In an attempt to harness the power of the Celtic cauldron myth, the Christian Grail story, and the Aryan Persian legend, the Nazis secretly made a cauldron, or Goldkessel, in Munich before the Second World War. Wiki:
Treasure hunters Jens Essig and Stefan Lohmann found the cauldron in 2001 at the bottom of Chiemsee lake in Bavaria. It strongly resembled the genuine Danish Gundestrup Cauldron, which dates from 200-300 BCE. Closer inspection found it to be a modern Nazi bowl made to win a war before World War II started. The discovery of the cauldron caused a stir. The Süddeutsche Zeitung called it the "Holy Grail," while Der Spiegel and other papers called it "Hitler's bedpan." The cauldron was in danger of being melted down and a campaign was set up to preserve it. Despite its doubtful authenticity, it was sold to a Swiss investor, then to Kazakh buyers, followed by a fraud lawsuit in 2010. American Josef Hatzenbuehler subsequently bought the cauldron and later launched lawsuits over fraud and ownership rights with Jens Essig. By March 2015, the cauldron was sitting in a storage locker in Texas, awaiting the outcomes of court proceedings.[T]he senior director of the Munich jeweller's company Theodor Heiden stated that the company's goldsmith, Alfred Notz, before his death in the 1960s, had told him about a "golden cauldron weighing more than 10 kg, with a figurative ornament and manufactured by means of the paddle and anvil technique" which had been manufactured in Heiden's workshop between 1925 and 1939.
The maker of the cauldron is believed to have been Otto Gahr, a Nazi Party member, silversmith and favoured jeweller to the Nazi elite. Gahr crafted the silver "death's head" rings worn by SS members. In an interview with National Geographic, jeweler Maximillian Heiden opined that Gahr would have been the obvious choice of the Nazi Party for such a project. According to Max Heiden, Otto Gahr, primarily a silversmith, probably sought out Alfred Notz for his expertise in working with gold. Furthermore, Nazi documents dated April 1945 were found in an attic in Germany in 2011. The papers, which appear to be a movement order for 35 items ranging from gold and silver to precious stones, were discovered among items once belonging to [SS leader] Heinrich Himmler. The documents list a "gold cauldron/Celtic" along with the name "Otto Gahr" and "Munich".
Sensational pop history National Geographic special describes the 2001 discovery of the Chiemsee Cauldron in Bavaria. Video Source (2013) © National Geographic and Youtube.
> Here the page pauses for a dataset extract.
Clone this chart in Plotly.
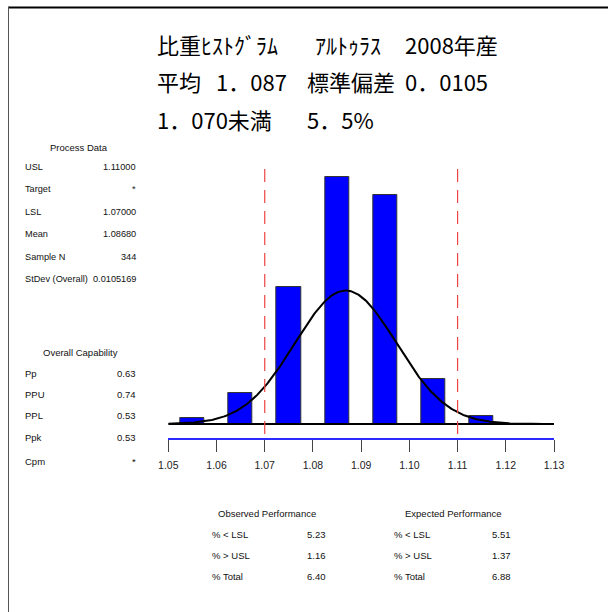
import numpy as np
import plotly.graph_objects as go

# ---------------- data ----------------
bin_centers = [1.055, 1.065, 1.075, 1.085, 1.095, 1.105, 1.115]
counts = [3, 15, 67, 121, 112, 22, 4]
bin_width = 0.005
LSL, USL = 1.07, 1.11
mean, stdev, n = 1.0868, 0.0105169, 344
tick_vals = [1.05, 1.06, 1.07, 1.08, 1.09, 1.10, 1.11, 1.12, 1.13]
tick_text = ["1.05", "1.06", "1.07", "1.08", "1.09", "1.10", "1.11", "1.12", "1.13"]

process_labels = ["USL", "Target", "LSL", "Mean", "Sample N", "StDev (Overall)"]
process_values = ["1.11000", "*", "1.07000", "1.08680", "344", "0.0105169"]
cap_labels = ["Pp", "PPU", "PPL", "Ppk", "", "Cpm"]
cap_values = ["0.63", "0.74", "0.53", "0.53", "", "*"]
perf_labels = ["% < LSL", "% > USL", "% Total"]
obs_values = ["5.23", "1.16", "6.40"]
exp_values = ["5.51", "1.37", "6.88"]

title_lines = [
    [("比重ﾋｽﾄｸﾞﾗﾑ", 155), ("ｱﾙﾄｩﾗｽ", 313), ("2008年産", 403)],
    [("平均", 155), ("1．087", 214), ("標準偏差", 305), ("0．0105", 403)],
    [("1．070未満", 155), ("5．5%", 305)],
]

# ---------------- layout geometry ----------------
W, H = 608, 612
def px(x): return x / W
def py(y): return 1 - y / H

ppc = 2.045  # pixels per count
y_top_px, y_base_px, y_axis_px = 169, 424, 438
ymin = -(y_axis_px - y_base_px) / ppc
ymax = (y_base_px - y_top_px) / ppc

SANS = "Liberation Sans, Arial, sans-serif"
CJK = "Noto Sans CJK JP"

fig = go.Figure()
fig.add_trace(go.Bar(
    x=bin_centers, y=counts, width=bin_width,
    marker=dict(color="#0000ff", line=dict(color="#333333", width=1)),
    hoverinfo="skip", showlegend=False,
))

xs = np.linspace(1.05, 1.13, 400)
curve = n * bin_width * np.exp(-0.5 * ((xs - mean) / stdev) ** 2) / (stdev * np.sqrt(2 * np.pi))
fig.add_trace(go.Scatter(x=xs, y=curve, mode="lines",
                         line=dict(color="black", width=2), showlegend=False, hoverinfo="skip"))

shapes = []
shapes.append(dict(type="line", xref="x", yref="y", x0=1.05, x1=1.13, y0=0, y1=0,
                   line=dict(color="black", width=2), layer="above"))
for v in (LSL, USL):
    shapes.append(dict(type="line", xref="x", yref="y", x0=v, x1=v, y0=ymax, y1=ymin,
                       line=dict(color="#ee4444", width=1.2, dash="13px,8px"), layer="above"))
shapes.append(dict(type="line", xref="paper", yref="paper", x0=px(8), x1=1, y0=py(7.5), y1=py(7.5),
                   line=dict(color="black", width=2)))
shapes.append(dict(type="line", xref="paper", yref="paper", x0=px(8.5), x1=px(8.5), y0=py(7), y1=0,
                   line=dict(color="#555555", width=1)))

ann = []
for i, line in enumerate(title_lines):
    yc = [44, 81, 119][i]
    for txt, xl in line:
        ann.append(dict(text=txt, x=px(xl), y=py(yc), xref="paper", yref="paper",
                        xanchor="left", yanchor="middle", showarrow=False,
                        font=dict(family=CJK, size=22, color="black")))

def add_text(txt, x, y, anchor, size=9.5):
    ann.append(dict(text=txt, x=px(x), y=py(y), xref="paper", yref="paper",
                    xanchor=anchor, yanchor="middle", showarrow=False,
                    font=dict(family=SANS, size=size, color="#111111")))

add_text("Process Data", 79, 147, "center")
for i, (l, v) in enumerate(zip(process_labels, process_values)):
    yy = 167 + i * 22.4
    add_text(l, 23, yy, "left", 9.2)
    add_text(v, 138, yy, "right", 9.2)

add_text("Overall Capability", 80, 352, "center")
cap_y = [373, 394, 415, 437, 0, 461]
for l, v, yy in zip(cap_labels, cap_values, cap_y):
    if l:
        add_text(l, 23, yy, "left")
        add_text(v, 138, yy, "right")

add_text("Observed Performance", 267, 513, "center")
add_text("Expected Performance", 453, 513, "center")
for i, l in enumerate(perf_labels):
    yy = 534 + i * 21
    add_text(l, 210, yy, "left")
    add_text(obs_values[i], 328, yy, "right")
    add_text(l, 392, yy, "left")
    add_text(exp_values[i], 513, yy, "right")

fig.update_layout(
    width=W, height=H, autosize=False,
    margin=dict(l=0, r=0, t=0, b=0, pad=0, autoexpand=False),
    paper_bgcolor="white", plot_bgcolor="white",
    showlegend=False,
    bargap=0,
    xaxis=dict(domain=[px(168.3), px(554)], range=[1.05, 1.13],
               tickvals=tick_vals, ticktext=tick_text,
               showline=True, linecolor="#2a2aff", linewidth=1.5,
               ticks="outside", ticklen=12, tickwidth=1, tickcolor="#444444",
               ticklabelstandoff=5, automargin=False,
               showgrid=False, zeroline=False,
               tickfont=dict(family=SANS, size=10.5, color="#222222")),
    yaxis=dict(domain=[py(y_axis_px), py(y_top_px)], range=[ymin, ymax],
               visible=False, showgrid=False, zeroline=False, automargin=False),
    shapes=shapes,
    annotations=ann,
)

post = ("document.documentElement.style.margin='0';document.body.style.margin='0';"
        "document.body.style.padding='0';document.body.style.overflow='hidden';"
        "document.documentElement.style.overflow='hidden';")
fig.write_html("out.html", post_script=post, config={"displayModeBar": False, "responsive": False})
Despite ancient Persian roots, the Grail is mainly absent from later Islamic lore, possibly due to the Koran's injunction against magic. There were Grail-related Muslim manuscripts tentatively located in Moorish Spain, mentioned in a 1957 book by French historian Pierre Ponsoye, L'islam et le Graal. More recently, there have been some odd attempts to marry the Grail to Islam. In 2005, Sunni message boards discussed the possibility that the Grail was actually a golden casket carrying a letter from the Prophet (570-632) to the Roman Emperor Heraclius (575-641). This online rumour attempted to combine the function of the Ark of the Covenant with the holy message delivered by the Christian Grail.